-- Start --

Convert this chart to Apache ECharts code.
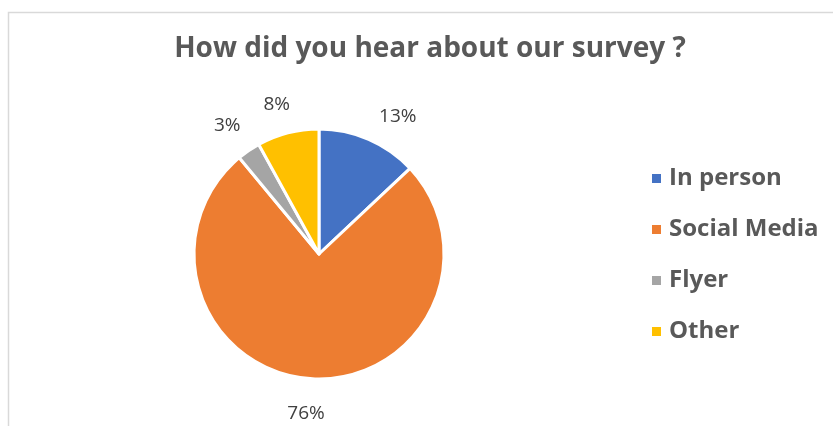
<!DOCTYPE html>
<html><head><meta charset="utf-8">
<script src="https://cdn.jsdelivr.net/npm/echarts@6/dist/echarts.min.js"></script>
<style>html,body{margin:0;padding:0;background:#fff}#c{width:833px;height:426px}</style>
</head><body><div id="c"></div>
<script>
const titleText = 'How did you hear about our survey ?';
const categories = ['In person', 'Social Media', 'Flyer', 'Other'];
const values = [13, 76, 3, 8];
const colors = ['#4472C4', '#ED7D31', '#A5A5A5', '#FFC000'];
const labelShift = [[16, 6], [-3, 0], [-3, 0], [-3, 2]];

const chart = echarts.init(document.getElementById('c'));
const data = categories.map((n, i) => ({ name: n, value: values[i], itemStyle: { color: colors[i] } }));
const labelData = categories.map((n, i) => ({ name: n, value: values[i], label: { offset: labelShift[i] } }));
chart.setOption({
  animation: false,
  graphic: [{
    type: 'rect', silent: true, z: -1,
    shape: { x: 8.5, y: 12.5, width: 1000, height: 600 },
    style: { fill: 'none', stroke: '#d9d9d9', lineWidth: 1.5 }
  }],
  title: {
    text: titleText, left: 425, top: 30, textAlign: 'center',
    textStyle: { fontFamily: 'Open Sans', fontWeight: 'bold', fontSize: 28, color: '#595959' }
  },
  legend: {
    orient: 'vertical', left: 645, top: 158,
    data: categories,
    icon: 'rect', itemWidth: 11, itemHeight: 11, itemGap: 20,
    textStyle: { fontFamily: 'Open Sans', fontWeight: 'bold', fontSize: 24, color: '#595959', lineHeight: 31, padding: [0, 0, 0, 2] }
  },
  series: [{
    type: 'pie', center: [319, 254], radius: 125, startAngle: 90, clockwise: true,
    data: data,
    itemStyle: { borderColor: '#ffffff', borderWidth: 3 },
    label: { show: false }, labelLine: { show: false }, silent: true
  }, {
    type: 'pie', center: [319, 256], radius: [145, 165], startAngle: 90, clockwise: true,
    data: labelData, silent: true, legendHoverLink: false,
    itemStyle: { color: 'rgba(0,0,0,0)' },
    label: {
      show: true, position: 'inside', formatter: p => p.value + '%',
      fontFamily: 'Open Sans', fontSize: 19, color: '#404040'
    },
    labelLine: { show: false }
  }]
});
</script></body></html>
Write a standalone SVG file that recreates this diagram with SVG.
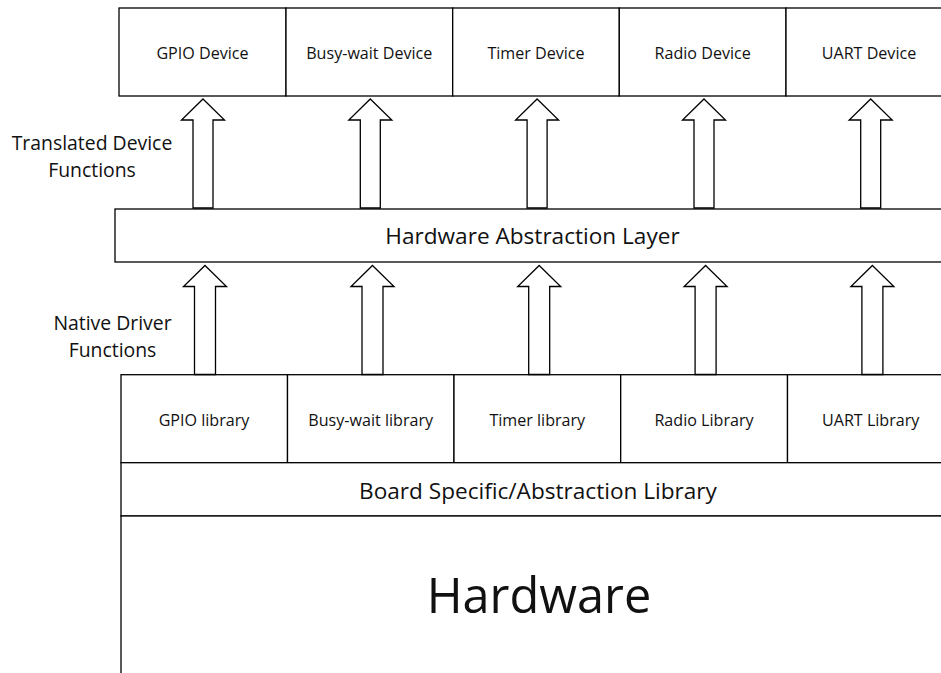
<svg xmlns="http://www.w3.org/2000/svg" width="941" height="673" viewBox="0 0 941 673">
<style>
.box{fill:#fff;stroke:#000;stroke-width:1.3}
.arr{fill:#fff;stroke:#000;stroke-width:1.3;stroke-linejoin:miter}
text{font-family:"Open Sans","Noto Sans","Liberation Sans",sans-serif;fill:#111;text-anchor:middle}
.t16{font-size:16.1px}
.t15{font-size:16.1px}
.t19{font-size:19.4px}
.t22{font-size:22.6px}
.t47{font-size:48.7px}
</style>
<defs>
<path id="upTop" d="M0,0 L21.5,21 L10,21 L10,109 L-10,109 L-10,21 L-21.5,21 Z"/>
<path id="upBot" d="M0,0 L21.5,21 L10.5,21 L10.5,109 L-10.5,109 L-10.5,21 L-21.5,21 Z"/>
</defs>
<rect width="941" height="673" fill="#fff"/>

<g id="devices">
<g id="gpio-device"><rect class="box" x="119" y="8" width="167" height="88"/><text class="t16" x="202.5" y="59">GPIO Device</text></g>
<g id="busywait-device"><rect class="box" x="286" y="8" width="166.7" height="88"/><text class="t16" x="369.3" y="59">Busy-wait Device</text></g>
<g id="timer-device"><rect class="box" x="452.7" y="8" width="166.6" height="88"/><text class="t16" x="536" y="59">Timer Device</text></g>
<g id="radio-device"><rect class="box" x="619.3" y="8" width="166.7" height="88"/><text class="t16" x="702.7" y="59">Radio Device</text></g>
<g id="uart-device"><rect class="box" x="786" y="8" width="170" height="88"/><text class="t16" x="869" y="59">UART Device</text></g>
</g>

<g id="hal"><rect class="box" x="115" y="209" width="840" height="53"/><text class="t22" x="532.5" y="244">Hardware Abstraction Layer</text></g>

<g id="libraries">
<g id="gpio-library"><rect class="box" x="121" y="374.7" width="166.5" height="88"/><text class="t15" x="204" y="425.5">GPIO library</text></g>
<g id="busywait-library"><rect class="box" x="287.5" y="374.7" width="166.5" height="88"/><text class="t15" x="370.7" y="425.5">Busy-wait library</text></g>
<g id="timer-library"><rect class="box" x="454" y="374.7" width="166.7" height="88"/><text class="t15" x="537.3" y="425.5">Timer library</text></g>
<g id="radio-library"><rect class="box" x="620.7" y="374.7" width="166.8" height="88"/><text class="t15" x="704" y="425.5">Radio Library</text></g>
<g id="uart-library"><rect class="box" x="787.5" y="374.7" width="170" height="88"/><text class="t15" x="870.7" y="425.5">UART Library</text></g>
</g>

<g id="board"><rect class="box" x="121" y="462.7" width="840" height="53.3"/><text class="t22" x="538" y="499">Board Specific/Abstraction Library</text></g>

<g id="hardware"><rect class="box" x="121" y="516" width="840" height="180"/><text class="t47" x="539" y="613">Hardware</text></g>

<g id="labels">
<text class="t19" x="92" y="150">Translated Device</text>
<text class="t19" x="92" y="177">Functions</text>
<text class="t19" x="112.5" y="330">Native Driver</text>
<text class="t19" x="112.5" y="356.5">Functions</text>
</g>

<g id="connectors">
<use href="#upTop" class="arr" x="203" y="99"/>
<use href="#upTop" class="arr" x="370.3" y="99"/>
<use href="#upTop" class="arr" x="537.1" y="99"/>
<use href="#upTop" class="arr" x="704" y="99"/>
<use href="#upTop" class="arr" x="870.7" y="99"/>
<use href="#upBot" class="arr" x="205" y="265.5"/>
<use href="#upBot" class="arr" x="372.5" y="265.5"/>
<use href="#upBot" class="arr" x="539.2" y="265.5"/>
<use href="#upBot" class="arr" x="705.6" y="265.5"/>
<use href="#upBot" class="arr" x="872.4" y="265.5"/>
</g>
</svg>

-- End --

(Written instruction): Extract every line of the data exactly; pictures stay out.

(Reply):
Convert this chart to Apache ECharts code.
<!DOCTYPE html>
<html><head><meta charset="utf-8">
<script src="https://cdn.jsdelivr.net/npm/echarts@6/dist/echarts.min.js"></script>
<style>html,body{margin:0;padding:0;background:#fff}#c{width:833px;height:426px}</style>
</head><body><div id="c"></div>
<script>
const titleText = 'How did you hear about our survey ?';
const categories = ['In person', 'Social Media', 'Flyer', 'Other'];
const values = [13, 76, 3, 8];
const colors = ['#4472C4', '#ED7D31', '#A5A5A5', '#FFC000'];
const labelShift = [[16, 6], [-3, 0], [-3, 0], [-3, 2]];

const chart = echarts.init(document.getElementById('c'));
const data = categories.map((n, i) => ({ name: n, value: values[i], itemStyle: { color: colors[i] } }));
const labelData = categories.map((n, i) => ({ name: n, value: values[i], label: { offset: labelShift[i] } }));
chart.setOption({
  animation: false,
  graphic: [{
    type: 'rect', silent: true, z: -1,
    shape: { x: 8.5, y: 12.5, width: 1000, height: 600 },
    style: { fill: 'none', stroke: '#d9d9d9', lineWidth: 1.5 }
  }],
  title: {
    text: titleText, left: 425, top: 30, textAlign: 'center',
    textStyle: { fontFamily: 'Open Sans', fontWeight: 'bold', fontSize: 28, color: '#595959' }
  },
  legend: {
    orient: 'vertical', left: 645, top: 158,
    data: categories,
    icon: 'rect', itemWidth: 11, itemHeight: 11, itemGap: 20,
    textStyle: { fontFamily: 'Open Sans', fontWeight: 'bold', fontSize: 24, color: '#595959', lineHeight: 31, padding: [0, 0, 0, 2] }
  },
  series: [{
    type: 'pie', center: [319, 254], radius: 125, startAngle: 90, clockwise: true,
    data: data,
    itemStyle: { borderColor: '#ffffff', borderWidth: 3 },
    label: { show: false }, labelLine: { show: false }, silent: true
  }, {
    type: 'pie', center: [319, 256], radius: [145, 165], startAngle: 90, clockwise: true,
    data: labelData, silent: true, legendHoverLink: false,
    itemStyle: { color: 'rgba(0,0,0,0)' },
    label: {
      show: true, position: 'inside', formatter: p => p.value + '%',
      fontFamily: 'Open Sans', fontSize: 19, color: '#404040'
    },
    labelLine: { show: false }
  }]
});
</script></body></html>
Write a standalone SVG file that recreates this diagram with SVG.
<svg xmlns="http://www.w3.org/2000/svg" width="941" height="673" viewBox="0 0 941 673">
<style>
.box{fill:#fff;stroke:#000;stroke-width:1.3}
.arr{fill:#fff;stroke:#000;stroke-width:1.3;stroke-linejoin:miter}
text{font-family:"Open Sans","Noto Sans","Liberation Sans",sans-serif;fill:#111;text-anchor:middle}
.t16{font-size:16.1px}
.t15{font-size:16.1px}
.t19{font-size:19.4px}
.t22{font-size:22.6px}
.t47{font-size:48.7px}
</style>
<defs>
<path id="upTop" d="M0,0 L21.5,21 L10,21 L10,109 L-10,109 L-10,21 L-21.5,21 Z"/>
<path id="upBot" d="M0,0 L21.5,21 L10.5,21 L10.5,109 L-10.5,109 L-10.5,21 L-21.5,21 Z"/>
</defs>
<rect width="941" height="673" fill="#fff"/>

<g id="devices">
<g id="gpio-device"><rect class="box" x="119" y="8" width="167" height="88"/><text class="t16" x="202.5" y="59">GPIO Device</text></g>
<g id="busywait-device"><rect class="box" x="286" y="8" width="166.7" height="88"/><text class="t16" x="369.3" y="59">Busy-wait Device</text></g>
<g id="timer-device"><rect class="box" x="452.7" y="8" width="166.6" height="88"/><text class="t16" x="536" y="59">Timer Device</text></g>
<g id="radio-device"><rect class="box" x="619.3" y="8" width="166.7" height="88"/><text class="t16" x="702.7" y="59">Radio Device</text></g>
<g id="uart-device"><rect class="box" x="786" y="8" width="170" height="88"/><text class="t16" x="869" y="59">UART Device</text></g>
</g>

<g id="hal"><rect class="box" x="115" y="209" width="840" height="53"/><text class="t22" x="532.5" y="244">Hardware Abstraction Layer</text></g>

<g id="libraries">
<g id="gpio-library"><rect class="box" x="121" y="374.7" width="166.5" height="88"/><text class="t15" x="204" y="425.5">GPIO library</text></g>
<g id="busywait-library"><rect class="box" x="287.5" y="374.7" width="166.5" height="88"/><text class="t15" x="370.7" y="425.5">Busy-wait library</text></g>
<g id="timer-library"><rect class="box" x="454" y="374.7" width="166.7" height="88"/><text class="t15" x="537.3" y="425.5">Timer library</text></g>
<g id="radio-library"><rect class="box" x="620.7" y="374.7" width="166.8" height="88"/><text class="t15" x="704" y="425.5">Radio Library</text></g>
<g id="uart-library"><rect class="box" x="787.5" y="374.7" width="170" height="88"/><text class="t15" x="870.7" y="425.5">UART Library</text></g>
</g>

<g id="board"><rect class="box" x="121" y="462.7" width="840" height="53.3"/><text class="t22" x="538" y="499">Board Specific/Abstraction Library</text></g>

<g id="hardware"><rect class="box" x="121" y="516" width="840" height="180"/><text class="t47" x="539" y="613">Hardware</text></g>

<g id="labels">
<text class="t19" x="92" y="150">Translated Device</text>
<text class="t19" x="92" y="177">Functions</text>
<text class="t19" x="112.5" y="330">Native Driver</text>
<text class="t19" x="112.5" y="356.5">Functions</text>
</g>

<g id="connectors">
<use href="#upTop" class="arr" x="203" y="99"/>
<use href="#upTop" class="arr" x="370.3" y="99"/>
<use href="#upTop" class="arr" x="537.1" y="99"/>
<use href="#upTop" class="arr" x="704" y="99"/>
<use href="#upTop" class="arr" x="870.7" y="99"/>
<use href="#upBot" class="arr" x="205" y="265.5"/>
<use href="#upBot" class="arr" x="372.5" y="265.5"/>
<use href="#upBot" class="arr" x="539.2" y="265.5"/>
<use href="#upBot" class="arr" x="705.6" y="265.5"/>
<use href="#upBot" class="arr" x="872.4" y="265.5"/>
</g>
</svg>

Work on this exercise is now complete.